TEMPO.CO, Jakarta - Pembredelan Tempo bukan hanya sekali, sepanjang 50 tahun Tempo berdiri. Saat pemerintahan Presiden Soeharto membredel majalah Tempo, Editor dan tabloid Detik, pada 21 Juni 1994, itu pembredelan kedua
Keputusan pemerintah menutup majalah Tempo, Editor dan Detik diumumkan Direktur Jenderal Pembinaan Pers dan Grafika Kementerian Penerangan, Subrata, atas nama Menteri Penerangan Harmoko. Pemerintah Orde Baru saat itu beralasan pemberitaan Tempo mengenai indikasi korupsi dalam pembelian kapal perang eks Jerman Timur bisa membahayakan stabilitas nasional.
Ternyata 12 tahun sebelumnya, Majalah Tempo pernah juga dibredel, tepatnya pada 12 April 1982. Tempo, yang saat itu berusia 12 tahun, dibredel oleh Departemen Penerangan melalui surat yang dikeluarkan oleh Menteri Penerangan Ali Moertopo.
Baca: Resep Dari Dapur Tempo: Menulis Jurnalisme Naratif Ala Tempo
Dalam surat tersebut, Tempo dianggap telah melanggar kode etik pers. Ide pembredelan itu sendiri datang dari Persatuan Wartawan Indonesia (PWI) yang saat itu dipimpin oleh Harmoko, wartawan Pos Kota.

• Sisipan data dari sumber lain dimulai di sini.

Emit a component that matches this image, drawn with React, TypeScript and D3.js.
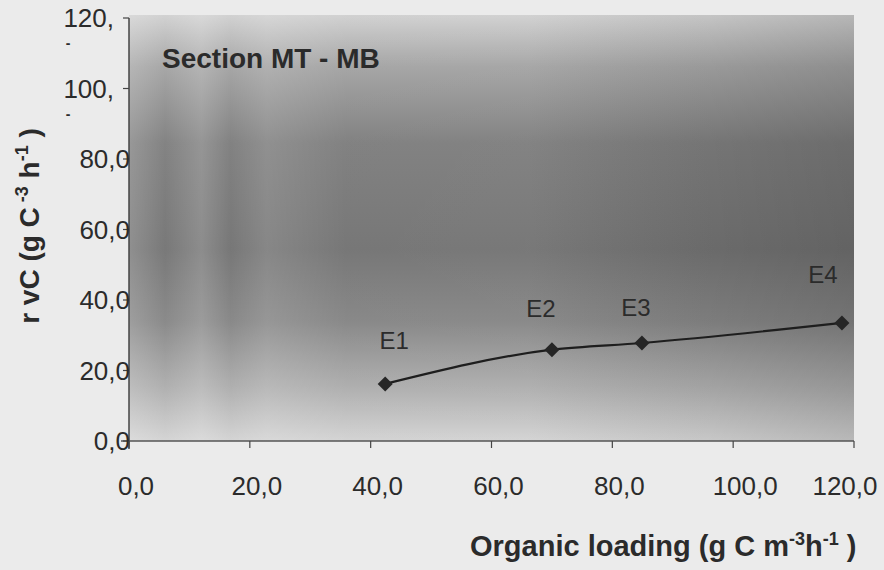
import React from 'react'
import * as d3 from 'd3'

// values
const pointNames = ['E1', 'E2', 'E3', 'E4']
const loading = [42.4, 70.0, 84.9, 118.0]
const rvC = [16.2, 25.9, 27.8, 33.5]
const xTicks = [0, 20, 40, 60, 80, 100, 120]
const yTicks = [0, 20, 40, 60, 80, 100, 120]

// label nudges (px) for the E-labels, as placed in the original
const labelDx = [9, -11, -6, -19]
const labelDy = [-35, -33, -27, -40]

const W = 884
const H = 570
const left = 129
const right = 854
const top = 18
const bottom = 441

const fmt = (v: number) => v.toFixed(1).replace('.', ',')

export default function App() {
  const x = d3.scaleLinear().domain([0, 120]).range([left, right])
  const y = d3.scaleLinear().domain([0, 120]).range([bottom, top])

  const line = d3
    .line<number>()
    .x((d, i) => x(loading[i]))
    .y((d) => y(d))
    .curve(d3.curveMonotoneX)

  const font = '"Liberation Sans", Arial, sans-serif'
  const ink = '#2b2b2b'

  return (
    <svg width={W} height={H} style={{ position: 'absolute', left: 0, top: 0 }} fontFamily={font}>
      <defs>
        <linearGradient id="vert" x1="0" y1="0" x2="0" y2="1">
          <stop offset="0" stopColor="#cfcfcf" />
          <stop offset="0.12" stopColor="#a2a2a2" />
          <stop offset="0.3" stopColor="#7b7b7b" />
          <stop offset="0.55" stopColor="#707070" />
          <stop offset="0.72" stopColor="#838383" />
          <stop offset="0.88" stopColor="#adadad" />
          <stop offset="1" stopColor="#d2d2d2" />
        </linearGradient>
        <linearGradient id="horiz" x1="0" y1="0" x2="1" y2="0">
          <stop offset="0" stopColor="#ffffff" stopOpacity="0.22" />
          <stop offset="0.05" stopColor="#ffffff" stopOpacity="0.06" />
          <stop offset="0.1" stopColor="#ffffff" stopOpacity="0.2" />
          <stop offset="0.14" stopColor="#ffffff" stopOpacity="0.05" />
          <stop offset="0.19" stopColor="#ffffff" stopOpacity="0.16" />
          <stop offset="0.3" stopColor="#ffffff" stopOpacity="0.05" />
          <stop offset="0.55" stopColor="#ffffff" stopOpacity="0.06" />
          <stop offset="0.8" stopColor="#000000" stopOpacity="0.05" />
          <stop offset="1" stopColor="#000000" stopOpacity="0.12" />
        </linearGradient>
      </defs>

      <rect x={0} y={0} width={W} height={H} fill="#ebebeb" />
      <rect x={left} y={top - 3} width={right - left} height={bottom - top + 3} fill="url(#vert)" />
      <rect x={left} y={top - 3} width={right - left} height={bottom - top + 3} fill="url(#horiz)" />

      {/* axes */}
      <line x1={left} x2={left} y1={top} y2={bottom + 8} stroke="#444" strokeWidth={1.5} />
      <line x1={left - 8} x2={right} y1={bottom} y2={bottom} stroke="#555" strokeWidth={1.5} />

      {yTicks.map((t) => (
        <g key={'y' + t}>
          <line x1={left - 6} x2={left} y1={y(t)} y2={y(t)} stroke="#444" strokeWidth={1.2} />
          <text
            x={t >= 100 ? left - 15 : left + 1}
            y={y(t) + 9}
            textAnchor="end"
            fontSize={26}
            fill={ink}
          >
            {t >= 100 ? t + ',' : fmt(t)}
          </text>
          {t >= 100 && (
            <text x={68} y={y(t) + 30} textAnchor="middle" fontSize={14} fontWeight="bold" fill={ink}>
              -
            </text>
          )}
        </g>
      ))}

      {xTicks.map((t) => (
        <g key={'x' + t}>
          <line x1={x(t)} x2={x(t)} y1={bottom} y2={bottom + 7} stroke="#444" strokeWidth={1.2} />
          <text
            x={x(t) + (t === 120 ? -9 : t === 100 ? 12 : 7)}
            y={495}
            textAnchor="middle"
            fontSize={26}
            fill={ink}
          >
            {fmt(t)}
          </text>
        </g>
      ))}

      <path d={line(rvC) || ''} fill="none" stroke="#1e1e1e" strokeWidth={2.2} />
      {rvC.map((v, i) => {
        const cx = x(loading[i])
        const cy = y(v)
        return (
          <g key={pointNames[i]}>
            <path
              d={`M${cx},${cy - 7.5}L${cx + 7.5},${cy}L${cx},${cy + 7.5}L${cx - 7.5},${cy}Z`}
              fill="#262626"
            />
            <text
              x={cx + labelDx[i]}
              y={cy + labelDy[i]}
              textAnchor="middle"
              fontSize={24}
              fill={ink}
            >
              {pointNames[i]}
            </text>
          </g>
        )
      })}

      <text x={162} y={68} fontSize={28} fontWeight="bold" fill={ink}>
        Section MT - MB
      </text>

      <text
        transform={`translate(39,226) rotate(-90)`}
        textAnchor="middle"
        fontSize={28}
        fontWeight="bold"
        fill={ink}
      >
        r vC (g C
        <tspan dy={-11} fontSize={18}> -3</tspan>
        <tspan dy={11}> h</tspan>
        <tspan dy={-11} fontSize={18}>-1</tspan>
        <tspan dy={11}> )</tspan>
      </text>

      <text x={470} y={556} fontSize={29} fontWeight="bold" fill={ink}>
        Organic loading (g C m
        <tspan dy={-11} fontSize={18}>-3</tspan>
        <tspan dy={11}>h</tspan>
        <tspan dy={-11} fontSize={18}>-1</tspan>
        <tspan dy={11}> )</tspan>
      </text>
    </svg>
  )
}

Diduga, pembredelan tersebut terjadi karena Tempo meliput kampanye partai Golkar di Lapangan Banteng, Jakarta, yang berakhir rusuh. Presiden Soeharto, yang notabene motor partai Golkar, tidak suka dengan berita tersebut.
Dan, bolak balik Tempo dibredel itu bukan hanya mengisi kisah 50 tahun Tempo, tapi tercatat dalam sejarah panjang kebebasan pers di negeri ini, sampai sekarang.